If, for example, I was constantly updating a property in any of the cities in my database, it would be really expensive to read the document for the state (with potentially thousands of cities), change a particular property in the city, and then re-write it to the database through an update. It’s much more performant to update a smaller document for the city.

On the other hand, if I was reading through all the cities in a state, it would be more performant to keep all cities in a subdocument, since the database would only need to read one document and wouldn’t have to join a document from another table.

3. Do you need Atomic updates?

Because of RethinkDB’s distributed nature, RethinkDB can only guarantee atomic updates on a single document.

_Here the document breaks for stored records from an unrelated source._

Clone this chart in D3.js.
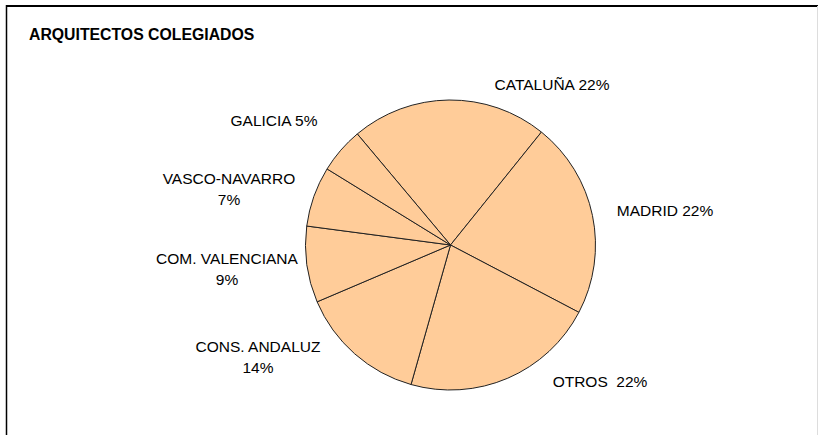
<!DOCTYPE html>
<html>
<head>
<meta charset="utf-8">
<script src="https://cdn.jsdelivr.net/npm/d3@7"></script>
<style>
  body { margin: 0; background: #fff; }
  text { font-family: "Liberation Sans", Arial, sans-serif; fill: #000; }
</style>
</head>
<body>
<div id="chart"></div>
<script>
'use strict';

// data (share of each slice, in %)
const regions = ['CATALUÑA', 'MADRID', 'OTROS', 'CONS. ANDALUZ', 'COM. VALENCIANA', 'VASCO-NAVARRO', 'GALICIA'];
const shares = [21.9, 21.9, 21.7, 14.2, 8.5, 6.7, 5.1];
// label pieces: [text before %, whether % goes on second line]
const labelSep = [' ', ' ', '  ', '\n', '\n', '\n', ' '];

const width = 818;
const height = 435;
const cx = 450.5, cy = 245, radius = 145;

// where Excel left each label (centre x, baseline y)
const labelPos = [
    [552, 90], [665, 216], [600, 387], [258, 352], [227, 264], [229, 184], [274, 126]
];

const svg = d3.select('#chart')
    .append('svg')
    .attr('width', width)
    .attr('height', height);

// frame
svg.append('line').attr('x1', 6).attr('y1', 6).attr('x2', 818).attr('y2', 6)
    .attr('stroke', '#000').attr('stroke-width', 2);
svg.append('line').attr('x1', 6.5).attr('y1', 5).attr('x2', 6.5).attr('y2', 435)
    .attr('stroke', '#000').attr('stroke-width', 1.5);
svg.append('line').attr('x1', 817.5).attr('y1', 6).attr('x2', 817.5).attr('y2', 435)
    .attr('stroke', '#ddd').attr('stroke-width', 1);

svg.append('text')
    .attr('x', 29)
    .attr('y', 40)
    .style('font-size', '15.8px')
    .style('font-weight', 'bold')
    .text('ARQUITECTOS COLEGIADOS');

const total = d3.sum(shares);
const pie = d3.pie()
    .sort(null)
    .startAngle(-40 * Math.PI / 180)
    .endAngle(320 * Math.PI / 180);

const arc = d3.arc()
    .innerRadius(0)
    .outerRadius(radius);

const g = svg.append('g')
    .attr('transform', `translate(${cx},${cy})`);

g.selectAll('.slice')
    .data(pie(shares))
    .enter()
    .append('path')
    .attr('class', 'slice')
    .attr('d', arc)
    .style('fill', '#ffcc99')
    .style('stroke', '#222')
    .style('stroke-width', 1);

const labels = svg.selectAll('.label')
    .data(regions)
    .enter()
    .append('text')
    .attr('class', 'label')
    .attr('text-anchor', 'middle')
    .attr('xml:space', 'preserve')
    .style('font-size', '15.5px')
    .style('white-space', 'pre');

labels.each(function (d, i) {
    const pct = Math.round(shares[i] / total * 100) + '%';
    const t = d3.select(this);
    const [x, y] = labelPos[i];
    if (labelSep[i] === '\n') {
        t.append('tspan').attr('x', x).attr('y', y).text(d);
        t.append('tspan').attr('x', x).attr('y', y + 21).text(pct);
    } else {
        t.append('tspan').attr('x', x).attr('y', y).text(d + labelSep[i] + pct);
    }
});
</script>
</body>
</html>
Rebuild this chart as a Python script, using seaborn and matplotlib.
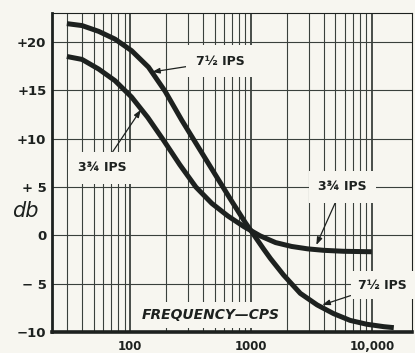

If a query operates on 10 documents, it can guarantee the the full update on a single document will be atomic, but it can’t guarantee that all 10 updates will succeed or fail. So, if you need atomic updates, you need to keep that data in a single document.

Final Thoughts

While RethinkDB is incredibly flexible and doesn’t enforce a schema on your database, you still need to think about your data and how to structure your data. There’s no escaping that. Once you’ve thought about your data, your requirements, and how you’ll interact with your data, RethinkDB’s flexibility is a great asset.